## YOUR TASK
Find each line containing the string "this". Copy it.

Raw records
····················

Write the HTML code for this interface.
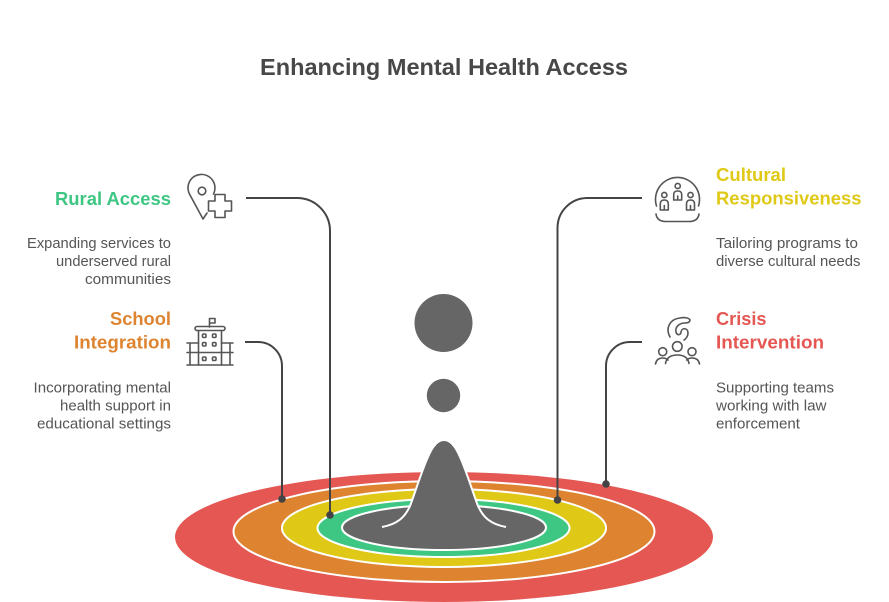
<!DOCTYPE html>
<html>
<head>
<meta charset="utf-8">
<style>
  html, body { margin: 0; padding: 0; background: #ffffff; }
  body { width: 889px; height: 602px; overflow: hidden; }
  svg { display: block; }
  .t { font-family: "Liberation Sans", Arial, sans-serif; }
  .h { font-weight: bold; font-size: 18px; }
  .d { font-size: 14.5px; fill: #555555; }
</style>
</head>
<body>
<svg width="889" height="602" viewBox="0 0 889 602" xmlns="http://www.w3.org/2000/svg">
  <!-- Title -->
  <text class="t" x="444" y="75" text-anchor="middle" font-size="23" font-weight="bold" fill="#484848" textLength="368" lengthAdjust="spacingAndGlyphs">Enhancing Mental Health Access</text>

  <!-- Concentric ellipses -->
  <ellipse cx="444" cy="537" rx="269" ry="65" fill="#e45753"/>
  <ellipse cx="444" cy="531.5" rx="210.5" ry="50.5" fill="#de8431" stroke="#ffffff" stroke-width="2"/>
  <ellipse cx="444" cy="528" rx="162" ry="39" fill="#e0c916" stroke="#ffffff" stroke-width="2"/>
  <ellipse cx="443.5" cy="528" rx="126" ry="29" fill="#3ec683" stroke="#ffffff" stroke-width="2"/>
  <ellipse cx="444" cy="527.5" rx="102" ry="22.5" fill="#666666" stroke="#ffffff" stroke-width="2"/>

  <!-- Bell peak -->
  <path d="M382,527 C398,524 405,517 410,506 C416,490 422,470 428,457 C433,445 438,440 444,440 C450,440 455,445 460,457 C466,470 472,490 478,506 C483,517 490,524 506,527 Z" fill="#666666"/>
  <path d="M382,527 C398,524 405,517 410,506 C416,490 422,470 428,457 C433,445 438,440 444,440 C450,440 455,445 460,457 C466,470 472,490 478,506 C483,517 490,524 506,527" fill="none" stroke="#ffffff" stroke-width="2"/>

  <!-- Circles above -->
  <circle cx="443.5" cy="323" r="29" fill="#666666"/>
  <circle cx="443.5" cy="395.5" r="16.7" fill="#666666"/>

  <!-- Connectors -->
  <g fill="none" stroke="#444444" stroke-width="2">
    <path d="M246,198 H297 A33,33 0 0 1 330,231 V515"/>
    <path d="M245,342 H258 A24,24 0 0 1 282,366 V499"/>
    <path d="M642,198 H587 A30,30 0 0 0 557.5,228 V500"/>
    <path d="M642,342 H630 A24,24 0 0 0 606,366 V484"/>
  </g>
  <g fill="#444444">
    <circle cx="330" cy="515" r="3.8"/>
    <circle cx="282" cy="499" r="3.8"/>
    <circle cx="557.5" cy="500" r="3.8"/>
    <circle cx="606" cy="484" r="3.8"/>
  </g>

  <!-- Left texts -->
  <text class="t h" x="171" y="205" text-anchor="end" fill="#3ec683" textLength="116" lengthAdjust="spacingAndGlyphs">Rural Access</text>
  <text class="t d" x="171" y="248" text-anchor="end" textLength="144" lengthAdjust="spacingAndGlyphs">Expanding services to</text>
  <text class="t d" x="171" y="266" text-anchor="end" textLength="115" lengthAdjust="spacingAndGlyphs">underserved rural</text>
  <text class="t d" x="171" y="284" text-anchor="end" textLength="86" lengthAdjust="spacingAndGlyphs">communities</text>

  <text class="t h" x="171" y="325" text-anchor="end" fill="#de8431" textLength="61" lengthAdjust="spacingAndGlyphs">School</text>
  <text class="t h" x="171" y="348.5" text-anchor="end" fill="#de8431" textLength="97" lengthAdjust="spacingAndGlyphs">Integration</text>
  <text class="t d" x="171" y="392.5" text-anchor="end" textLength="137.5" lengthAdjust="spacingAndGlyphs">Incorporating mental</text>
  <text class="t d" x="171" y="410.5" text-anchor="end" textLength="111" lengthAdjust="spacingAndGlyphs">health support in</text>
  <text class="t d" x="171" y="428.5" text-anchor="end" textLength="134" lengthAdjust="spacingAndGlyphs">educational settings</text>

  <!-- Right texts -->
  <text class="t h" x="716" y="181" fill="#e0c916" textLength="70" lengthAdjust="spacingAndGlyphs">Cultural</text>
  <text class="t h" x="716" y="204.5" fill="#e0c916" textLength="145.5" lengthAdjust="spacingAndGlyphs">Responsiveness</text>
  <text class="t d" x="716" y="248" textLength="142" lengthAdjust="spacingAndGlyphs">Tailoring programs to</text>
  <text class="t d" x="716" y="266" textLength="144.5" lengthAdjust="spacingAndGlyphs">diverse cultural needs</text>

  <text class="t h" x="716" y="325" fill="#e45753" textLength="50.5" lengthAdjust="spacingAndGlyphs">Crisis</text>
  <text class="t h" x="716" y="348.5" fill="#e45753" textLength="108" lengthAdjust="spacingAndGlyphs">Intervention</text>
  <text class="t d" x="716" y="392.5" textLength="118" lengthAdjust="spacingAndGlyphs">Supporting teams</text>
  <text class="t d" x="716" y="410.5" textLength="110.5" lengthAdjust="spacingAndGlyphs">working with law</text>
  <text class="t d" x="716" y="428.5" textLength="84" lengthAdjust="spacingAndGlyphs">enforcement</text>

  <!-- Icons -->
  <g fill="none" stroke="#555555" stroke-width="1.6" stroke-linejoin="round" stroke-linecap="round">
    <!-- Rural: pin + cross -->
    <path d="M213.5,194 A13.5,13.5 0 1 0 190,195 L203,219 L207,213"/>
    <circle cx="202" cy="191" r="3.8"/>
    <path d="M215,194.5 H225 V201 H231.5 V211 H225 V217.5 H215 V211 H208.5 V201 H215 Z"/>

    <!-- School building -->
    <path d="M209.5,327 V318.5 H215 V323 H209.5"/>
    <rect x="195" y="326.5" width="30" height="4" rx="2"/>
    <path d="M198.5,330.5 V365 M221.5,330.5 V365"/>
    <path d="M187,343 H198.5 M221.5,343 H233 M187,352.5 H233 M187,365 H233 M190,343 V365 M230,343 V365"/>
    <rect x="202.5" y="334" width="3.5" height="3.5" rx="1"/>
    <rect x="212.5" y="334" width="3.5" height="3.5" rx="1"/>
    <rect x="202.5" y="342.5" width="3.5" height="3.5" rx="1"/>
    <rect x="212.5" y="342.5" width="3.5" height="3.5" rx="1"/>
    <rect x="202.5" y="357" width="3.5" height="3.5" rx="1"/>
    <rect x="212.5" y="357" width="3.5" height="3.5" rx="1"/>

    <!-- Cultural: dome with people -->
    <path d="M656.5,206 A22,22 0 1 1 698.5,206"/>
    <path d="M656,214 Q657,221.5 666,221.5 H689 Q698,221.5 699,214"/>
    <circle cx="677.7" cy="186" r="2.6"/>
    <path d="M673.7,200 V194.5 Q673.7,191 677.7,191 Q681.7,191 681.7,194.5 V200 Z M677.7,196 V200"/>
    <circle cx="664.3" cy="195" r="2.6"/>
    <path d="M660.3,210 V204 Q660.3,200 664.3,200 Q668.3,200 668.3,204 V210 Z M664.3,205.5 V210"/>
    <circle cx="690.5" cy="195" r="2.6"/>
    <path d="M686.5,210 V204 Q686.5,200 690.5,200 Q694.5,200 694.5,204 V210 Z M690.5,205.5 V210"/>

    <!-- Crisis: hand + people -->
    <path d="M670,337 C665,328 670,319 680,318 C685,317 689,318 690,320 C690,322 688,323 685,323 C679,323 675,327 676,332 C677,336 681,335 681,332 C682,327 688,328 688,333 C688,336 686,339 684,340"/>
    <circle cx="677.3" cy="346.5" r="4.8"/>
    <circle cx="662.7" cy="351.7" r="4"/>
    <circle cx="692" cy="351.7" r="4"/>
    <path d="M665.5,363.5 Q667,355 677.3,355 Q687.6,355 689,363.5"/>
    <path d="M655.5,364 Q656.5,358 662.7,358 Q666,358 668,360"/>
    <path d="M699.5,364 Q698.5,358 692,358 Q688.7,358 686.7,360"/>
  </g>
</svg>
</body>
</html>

····················

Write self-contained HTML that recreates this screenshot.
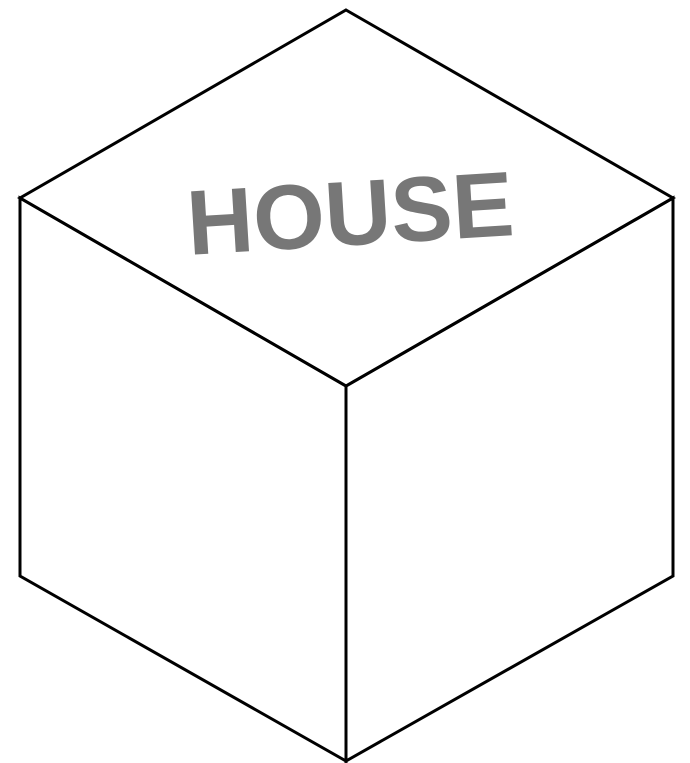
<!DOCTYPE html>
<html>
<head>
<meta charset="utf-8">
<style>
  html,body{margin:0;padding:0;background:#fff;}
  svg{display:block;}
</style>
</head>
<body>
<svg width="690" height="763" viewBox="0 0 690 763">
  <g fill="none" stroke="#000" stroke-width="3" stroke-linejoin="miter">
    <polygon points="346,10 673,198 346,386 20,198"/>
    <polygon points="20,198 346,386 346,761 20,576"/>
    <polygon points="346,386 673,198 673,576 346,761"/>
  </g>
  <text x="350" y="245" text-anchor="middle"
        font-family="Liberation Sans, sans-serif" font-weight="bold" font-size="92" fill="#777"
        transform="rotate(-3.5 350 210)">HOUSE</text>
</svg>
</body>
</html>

····················

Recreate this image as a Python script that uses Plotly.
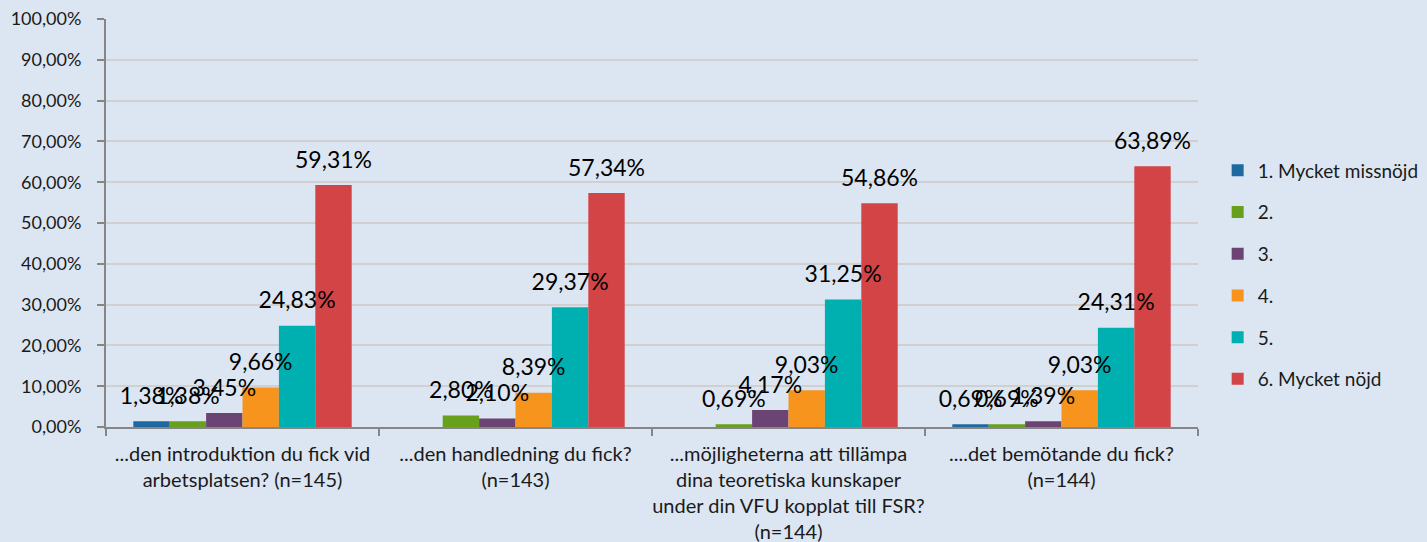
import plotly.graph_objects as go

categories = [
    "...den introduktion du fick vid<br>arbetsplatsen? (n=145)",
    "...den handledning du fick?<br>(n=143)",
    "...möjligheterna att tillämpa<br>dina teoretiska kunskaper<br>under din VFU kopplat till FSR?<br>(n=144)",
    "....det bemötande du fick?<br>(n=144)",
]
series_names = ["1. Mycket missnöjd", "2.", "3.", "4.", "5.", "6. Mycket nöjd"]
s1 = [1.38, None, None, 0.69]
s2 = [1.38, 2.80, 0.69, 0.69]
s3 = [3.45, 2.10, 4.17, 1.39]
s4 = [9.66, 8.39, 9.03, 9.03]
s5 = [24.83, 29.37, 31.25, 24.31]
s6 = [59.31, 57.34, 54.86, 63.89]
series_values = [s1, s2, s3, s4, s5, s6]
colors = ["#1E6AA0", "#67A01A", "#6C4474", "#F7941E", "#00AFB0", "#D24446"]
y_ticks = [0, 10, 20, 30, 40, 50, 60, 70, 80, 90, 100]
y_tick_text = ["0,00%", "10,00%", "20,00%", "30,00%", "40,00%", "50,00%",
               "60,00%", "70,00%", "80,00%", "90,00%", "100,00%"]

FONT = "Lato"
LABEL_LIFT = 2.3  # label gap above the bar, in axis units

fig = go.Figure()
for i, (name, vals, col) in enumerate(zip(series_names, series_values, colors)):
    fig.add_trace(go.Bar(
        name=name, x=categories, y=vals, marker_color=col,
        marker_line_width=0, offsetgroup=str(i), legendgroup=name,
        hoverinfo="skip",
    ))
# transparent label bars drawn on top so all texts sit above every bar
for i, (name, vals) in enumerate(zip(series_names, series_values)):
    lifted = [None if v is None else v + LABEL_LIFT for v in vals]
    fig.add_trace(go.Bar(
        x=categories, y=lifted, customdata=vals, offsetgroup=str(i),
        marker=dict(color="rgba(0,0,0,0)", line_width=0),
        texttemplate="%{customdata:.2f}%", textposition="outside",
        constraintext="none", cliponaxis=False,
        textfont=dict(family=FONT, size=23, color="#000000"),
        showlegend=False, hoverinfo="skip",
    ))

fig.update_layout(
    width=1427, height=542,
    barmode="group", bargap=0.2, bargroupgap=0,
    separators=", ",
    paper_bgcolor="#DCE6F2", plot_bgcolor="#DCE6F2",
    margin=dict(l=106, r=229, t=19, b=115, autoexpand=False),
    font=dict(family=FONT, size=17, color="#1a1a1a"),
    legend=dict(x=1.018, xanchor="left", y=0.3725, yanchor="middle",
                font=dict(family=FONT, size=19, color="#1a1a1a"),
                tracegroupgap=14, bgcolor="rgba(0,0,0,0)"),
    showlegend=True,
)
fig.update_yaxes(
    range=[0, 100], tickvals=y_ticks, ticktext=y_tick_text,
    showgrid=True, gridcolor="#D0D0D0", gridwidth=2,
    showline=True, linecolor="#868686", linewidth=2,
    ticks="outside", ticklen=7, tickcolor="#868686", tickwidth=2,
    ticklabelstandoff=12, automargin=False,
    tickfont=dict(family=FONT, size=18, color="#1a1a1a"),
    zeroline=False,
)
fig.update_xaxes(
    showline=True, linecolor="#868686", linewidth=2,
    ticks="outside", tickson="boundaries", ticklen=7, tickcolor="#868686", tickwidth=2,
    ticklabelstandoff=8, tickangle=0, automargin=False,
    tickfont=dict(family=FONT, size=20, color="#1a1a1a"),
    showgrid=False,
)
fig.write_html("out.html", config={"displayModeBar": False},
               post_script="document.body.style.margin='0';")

····················

## REPLY
Write the HTML code for this interface.
Write self-contained HTML that recreates this screenshot.
Recreate this image as a Python script that uses Plotly.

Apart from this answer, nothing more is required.